Given task | Your output is the lines from the first one to the one containing "0.013, 0.008, 0.004]", repeated exactly, with images left out.

Information supplied |
################

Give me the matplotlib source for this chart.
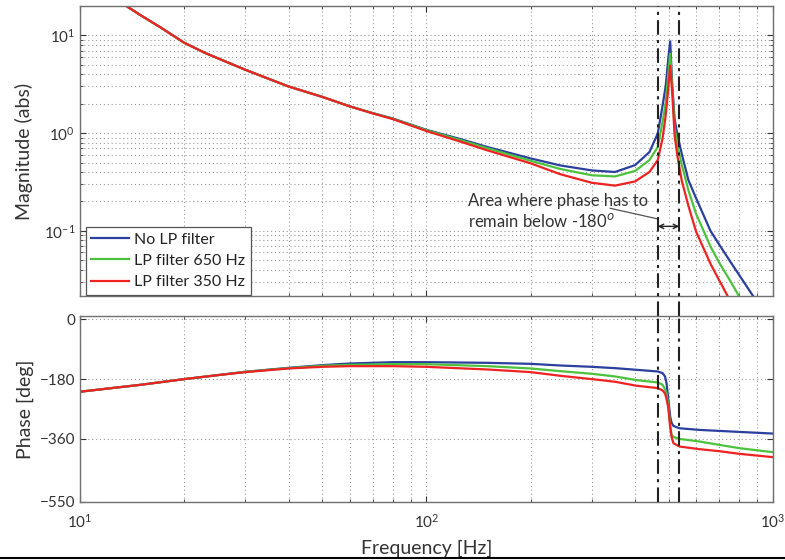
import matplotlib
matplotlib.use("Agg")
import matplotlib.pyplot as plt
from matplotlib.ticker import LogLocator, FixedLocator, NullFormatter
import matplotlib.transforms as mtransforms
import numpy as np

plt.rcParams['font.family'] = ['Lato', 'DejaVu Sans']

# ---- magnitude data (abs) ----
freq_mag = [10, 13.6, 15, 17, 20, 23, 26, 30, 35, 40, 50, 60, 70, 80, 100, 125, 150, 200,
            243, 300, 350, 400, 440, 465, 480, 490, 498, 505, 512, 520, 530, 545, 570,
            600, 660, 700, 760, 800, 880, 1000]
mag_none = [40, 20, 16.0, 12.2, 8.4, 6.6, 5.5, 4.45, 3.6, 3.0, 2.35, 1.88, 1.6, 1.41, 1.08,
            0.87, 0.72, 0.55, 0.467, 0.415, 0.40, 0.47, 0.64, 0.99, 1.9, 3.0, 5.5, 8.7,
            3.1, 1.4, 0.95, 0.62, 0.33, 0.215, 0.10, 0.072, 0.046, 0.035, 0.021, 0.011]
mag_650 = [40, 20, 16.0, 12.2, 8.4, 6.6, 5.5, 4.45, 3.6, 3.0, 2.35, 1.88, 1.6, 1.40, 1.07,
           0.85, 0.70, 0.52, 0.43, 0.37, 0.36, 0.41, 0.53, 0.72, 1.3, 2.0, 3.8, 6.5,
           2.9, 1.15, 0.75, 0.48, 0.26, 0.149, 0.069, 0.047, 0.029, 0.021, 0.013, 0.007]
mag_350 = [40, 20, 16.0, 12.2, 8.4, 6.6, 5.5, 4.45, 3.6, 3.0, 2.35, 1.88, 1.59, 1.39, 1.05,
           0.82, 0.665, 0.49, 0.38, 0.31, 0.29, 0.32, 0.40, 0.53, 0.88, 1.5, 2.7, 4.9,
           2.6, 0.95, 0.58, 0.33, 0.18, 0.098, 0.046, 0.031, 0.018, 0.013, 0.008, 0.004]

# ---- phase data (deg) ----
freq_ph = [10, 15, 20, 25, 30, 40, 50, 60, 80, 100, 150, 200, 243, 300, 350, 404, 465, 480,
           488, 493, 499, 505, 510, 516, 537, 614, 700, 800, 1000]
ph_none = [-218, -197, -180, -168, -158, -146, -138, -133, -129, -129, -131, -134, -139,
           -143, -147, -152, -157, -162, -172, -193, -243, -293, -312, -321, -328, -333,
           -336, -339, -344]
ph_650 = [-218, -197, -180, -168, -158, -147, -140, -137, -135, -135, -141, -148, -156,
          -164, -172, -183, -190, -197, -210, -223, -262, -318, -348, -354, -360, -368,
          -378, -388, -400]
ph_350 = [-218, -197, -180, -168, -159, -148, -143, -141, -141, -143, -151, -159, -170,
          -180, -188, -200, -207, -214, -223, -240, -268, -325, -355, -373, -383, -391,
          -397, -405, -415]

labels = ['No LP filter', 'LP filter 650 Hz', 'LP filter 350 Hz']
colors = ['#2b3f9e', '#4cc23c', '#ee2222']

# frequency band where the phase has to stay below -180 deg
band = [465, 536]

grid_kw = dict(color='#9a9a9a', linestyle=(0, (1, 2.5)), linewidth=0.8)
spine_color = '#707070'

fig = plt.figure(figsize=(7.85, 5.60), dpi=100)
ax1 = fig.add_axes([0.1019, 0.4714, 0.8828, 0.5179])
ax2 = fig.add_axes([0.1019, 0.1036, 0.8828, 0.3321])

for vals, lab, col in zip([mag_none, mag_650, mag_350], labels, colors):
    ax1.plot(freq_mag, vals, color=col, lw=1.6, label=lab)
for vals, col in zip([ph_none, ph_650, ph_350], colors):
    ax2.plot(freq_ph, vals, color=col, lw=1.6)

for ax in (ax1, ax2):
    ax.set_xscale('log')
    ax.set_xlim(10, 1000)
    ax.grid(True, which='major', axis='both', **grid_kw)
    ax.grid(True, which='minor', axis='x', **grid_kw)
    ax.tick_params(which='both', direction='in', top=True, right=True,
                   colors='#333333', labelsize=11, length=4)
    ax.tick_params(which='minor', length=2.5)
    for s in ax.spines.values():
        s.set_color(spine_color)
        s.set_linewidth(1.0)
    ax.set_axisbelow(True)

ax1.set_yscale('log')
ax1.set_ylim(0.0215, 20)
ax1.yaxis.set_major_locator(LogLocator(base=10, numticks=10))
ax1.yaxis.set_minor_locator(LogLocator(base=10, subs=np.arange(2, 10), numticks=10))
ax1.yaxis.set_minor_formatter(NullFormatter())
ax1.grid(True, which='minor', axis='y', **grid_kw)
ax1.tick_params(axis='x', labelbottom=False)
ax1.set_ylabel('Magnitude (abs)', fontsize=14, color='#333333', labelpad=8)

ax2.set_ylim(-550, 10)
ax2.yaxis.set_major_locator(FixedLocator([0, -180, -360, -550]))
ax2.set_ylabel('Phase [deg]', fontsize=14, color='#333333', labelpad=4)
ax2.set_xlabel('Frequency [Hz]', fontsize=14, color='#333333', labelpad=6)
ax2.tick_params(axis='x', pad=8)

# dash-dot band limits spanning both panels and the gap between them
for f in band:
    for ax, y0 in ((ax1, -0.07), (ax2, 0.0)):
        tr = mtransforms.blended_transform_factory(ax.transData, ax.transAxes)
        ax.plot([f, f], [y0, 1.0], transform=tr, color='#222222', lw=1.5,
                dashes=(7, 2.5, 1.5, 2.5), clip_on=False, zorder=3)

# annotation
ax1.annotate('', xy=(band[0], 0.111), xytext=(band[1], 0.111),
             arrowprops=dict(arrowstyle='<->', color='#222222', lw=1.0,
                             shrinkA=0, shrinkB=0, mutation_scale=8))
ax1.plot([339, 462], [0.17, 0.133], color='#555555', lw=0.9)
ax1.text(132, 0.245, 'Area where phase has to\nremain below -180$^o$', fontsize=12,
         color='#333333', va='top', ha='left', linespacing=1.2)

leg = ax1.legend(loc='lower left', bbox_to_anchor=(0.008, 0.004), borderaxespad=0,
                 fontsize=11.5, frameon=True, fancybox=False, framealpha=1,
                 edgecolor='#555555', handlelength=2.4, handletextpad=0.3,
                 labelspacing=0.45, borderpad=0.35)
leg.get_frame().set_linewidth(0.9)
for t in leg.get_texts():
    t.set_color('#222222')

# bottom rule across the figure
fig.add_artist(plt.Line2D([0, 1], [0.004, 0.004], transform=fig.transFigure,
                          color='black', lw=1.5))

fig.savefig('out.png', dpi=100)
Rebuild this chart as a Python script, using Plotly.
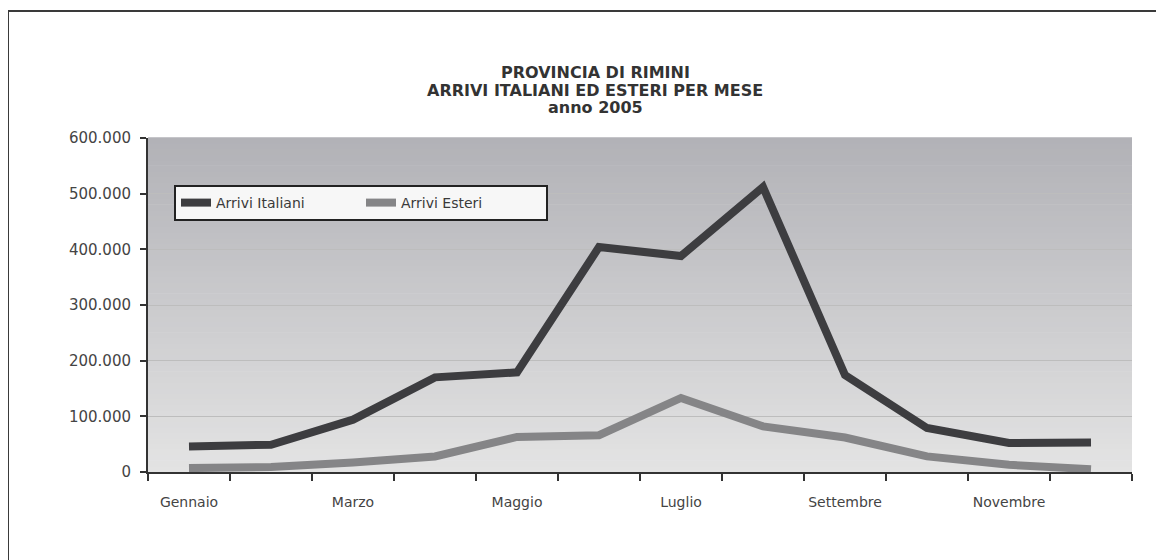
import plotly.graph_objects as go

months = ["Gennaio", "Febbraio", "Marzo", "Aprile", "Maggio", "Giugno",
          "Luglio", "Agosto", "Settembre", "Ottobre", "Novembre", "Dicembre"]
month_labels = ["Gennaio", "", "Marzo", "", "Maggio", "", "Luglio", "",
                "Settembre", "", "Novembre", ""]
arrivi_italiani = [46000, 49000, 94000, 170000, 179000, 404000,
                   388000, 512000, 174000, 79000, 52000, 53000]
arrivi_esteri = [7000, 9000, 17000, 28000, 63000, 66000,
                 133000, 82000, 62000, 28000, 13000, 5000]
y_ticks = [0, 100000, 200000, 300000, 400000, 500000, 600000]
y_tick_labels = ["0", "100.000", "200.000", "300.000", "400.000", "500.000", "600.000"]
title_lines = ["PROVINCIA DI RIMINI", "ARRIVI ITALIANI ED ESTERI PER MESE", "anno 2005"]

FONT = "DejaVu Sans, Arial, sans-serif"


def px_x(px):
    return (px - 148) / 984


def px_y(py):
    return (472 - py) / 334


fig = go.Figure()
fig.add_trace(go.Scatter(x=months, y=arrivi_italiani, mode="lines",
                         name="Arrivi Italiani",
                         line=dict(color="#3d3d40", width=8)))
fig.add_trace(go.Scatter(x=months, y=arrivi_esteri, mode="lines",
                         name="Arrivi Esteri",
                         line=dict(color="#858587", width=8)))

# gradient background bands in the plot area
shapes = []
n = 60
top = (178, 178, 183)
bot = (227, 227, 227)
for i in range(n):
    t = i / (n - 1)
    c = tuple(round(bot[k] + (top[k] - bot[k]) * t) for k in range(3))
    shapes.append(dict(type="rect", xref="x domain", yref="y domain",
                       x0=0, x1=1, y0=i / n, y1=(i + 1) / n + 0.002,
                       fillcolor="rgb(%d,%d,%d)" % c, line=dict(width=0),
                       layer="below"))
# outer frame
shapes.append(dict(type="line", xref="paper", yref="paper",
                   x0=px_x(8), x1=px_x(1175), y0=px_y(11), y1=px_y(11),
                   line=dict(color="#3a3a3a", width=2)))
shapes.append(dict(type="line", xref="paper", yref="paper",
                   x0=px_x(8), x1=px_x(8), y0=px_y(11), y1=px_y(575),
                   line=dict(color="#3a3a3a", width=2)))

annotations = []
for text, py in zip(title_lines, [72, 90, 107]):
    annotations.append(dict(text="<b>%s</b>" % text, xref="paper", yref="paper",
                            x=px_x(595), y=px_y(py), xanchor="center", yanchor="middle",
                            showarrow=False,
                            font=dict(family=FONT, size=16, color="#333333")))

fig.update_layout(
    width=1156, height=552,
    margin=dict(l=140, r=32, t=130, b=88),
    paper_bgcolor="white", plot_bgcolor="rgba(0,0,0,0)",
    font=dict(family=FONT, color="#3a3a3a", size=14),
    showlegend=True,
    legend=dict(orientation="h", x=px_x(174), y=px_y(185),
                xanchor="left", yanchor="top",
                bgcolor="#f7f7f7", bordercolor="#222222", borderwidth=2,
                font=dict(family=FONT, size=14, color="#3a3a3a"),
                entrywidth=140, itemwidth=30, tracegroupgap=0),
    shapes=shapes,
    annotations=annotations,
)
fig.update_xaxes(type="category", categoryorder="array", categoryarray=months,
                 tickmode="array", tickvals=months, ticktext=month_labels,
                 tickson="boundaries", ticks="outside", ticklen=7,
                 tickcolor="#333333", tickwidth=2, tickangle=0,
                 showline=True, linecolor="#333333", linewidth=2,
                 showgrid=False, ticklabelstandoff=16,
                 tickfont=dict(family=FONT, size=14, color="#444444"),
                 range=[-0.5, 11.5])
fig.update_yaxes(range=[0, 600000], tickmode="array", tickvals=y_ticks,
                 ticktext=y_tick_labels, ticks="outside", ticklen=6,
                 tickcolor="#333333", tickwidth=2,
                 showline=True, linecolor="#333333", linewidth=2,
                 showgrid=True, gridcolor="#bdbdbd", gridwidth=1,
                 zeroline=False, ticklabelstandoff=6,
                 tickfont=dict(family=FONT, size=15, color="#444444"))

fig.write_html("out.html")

################

Solution below |
Give me the matplotlib source for this chart.
import matplotlib
matplotlib.use("Agg")
import matplotlib.pyplot as plt
from matplotlib.ticker import LogLocator, FixedLocator, NullFormatter
import matplotlib.transforms as mtransforms
import numpy as np

plt.rcParams['font.family'] = ['Lato', 'DejaVu Sans']

# ---- magnitude data (abs) ----
freq_mag = [10, 13.6, 15, 17, 20, 23, 26, 30, 35, 40, 50, 60, 70, 80, 100, 125, 150, 200,
            243, 300, 350, 400, 440, 465, 480, 490, 498, 505, 512, 520, 530, 545, 570,
            600, 660, 700, 760, 800, 880, 1000]
mag_none = [40, 20, 16.0, 12.2, 8.4, 6.6, 5.5, 4.45, 3.6, 3.0, 2.35, 1.88, 1.6, 1.41, 1.08,
            0.87, 0.72, 0.55, 0.467, 0.415, 0.40, 0.47, 0.64, 0.99, 1.9, 3.0, 5.5, 8.7,
            3.1, 1.4, 0.95, 0.62, 0.33, 0.215, 0.10, 0.072, 0.046, 0.035, 0.021, 0.011]
mag_650 = [40, 20, 16.0, 12.2, 8.4, 6.6, 5.5, 4.45, 3.6, 3.0, 2.35, 1.88, 1.6, 1.40, 1.07,
           0.85, 0.70, 0.52, 0.43, 0.37, 0.36, 0.41, 0.53, 0.72, 1.3, 2.0, 3.8, 6.5,
           2.9, 1.15, 0.75, 0.48, 0.26, 0.149, 0.069, 0.047, 0.029, 0.021, 0.013, 0.007]
mag_350 = [40, 20, 16.0, 12.2, 8.4, 6.6, 5.5, 4.45, 3.6, 3.0, 2.35, 1.88, 1.59, 1.39, 1.05,
           0.82, 0.665, 0.49, 0.38, 0.31, 0.29, 0.32, 0.40, 0.53, 0.88, 1.5, 2.7, 4.9,
           2.6, 0.95, 0.58, 0.33, 0.18, 0.098, 0.046, 0.031, 0.018, 0.013, 0.008, 0.004]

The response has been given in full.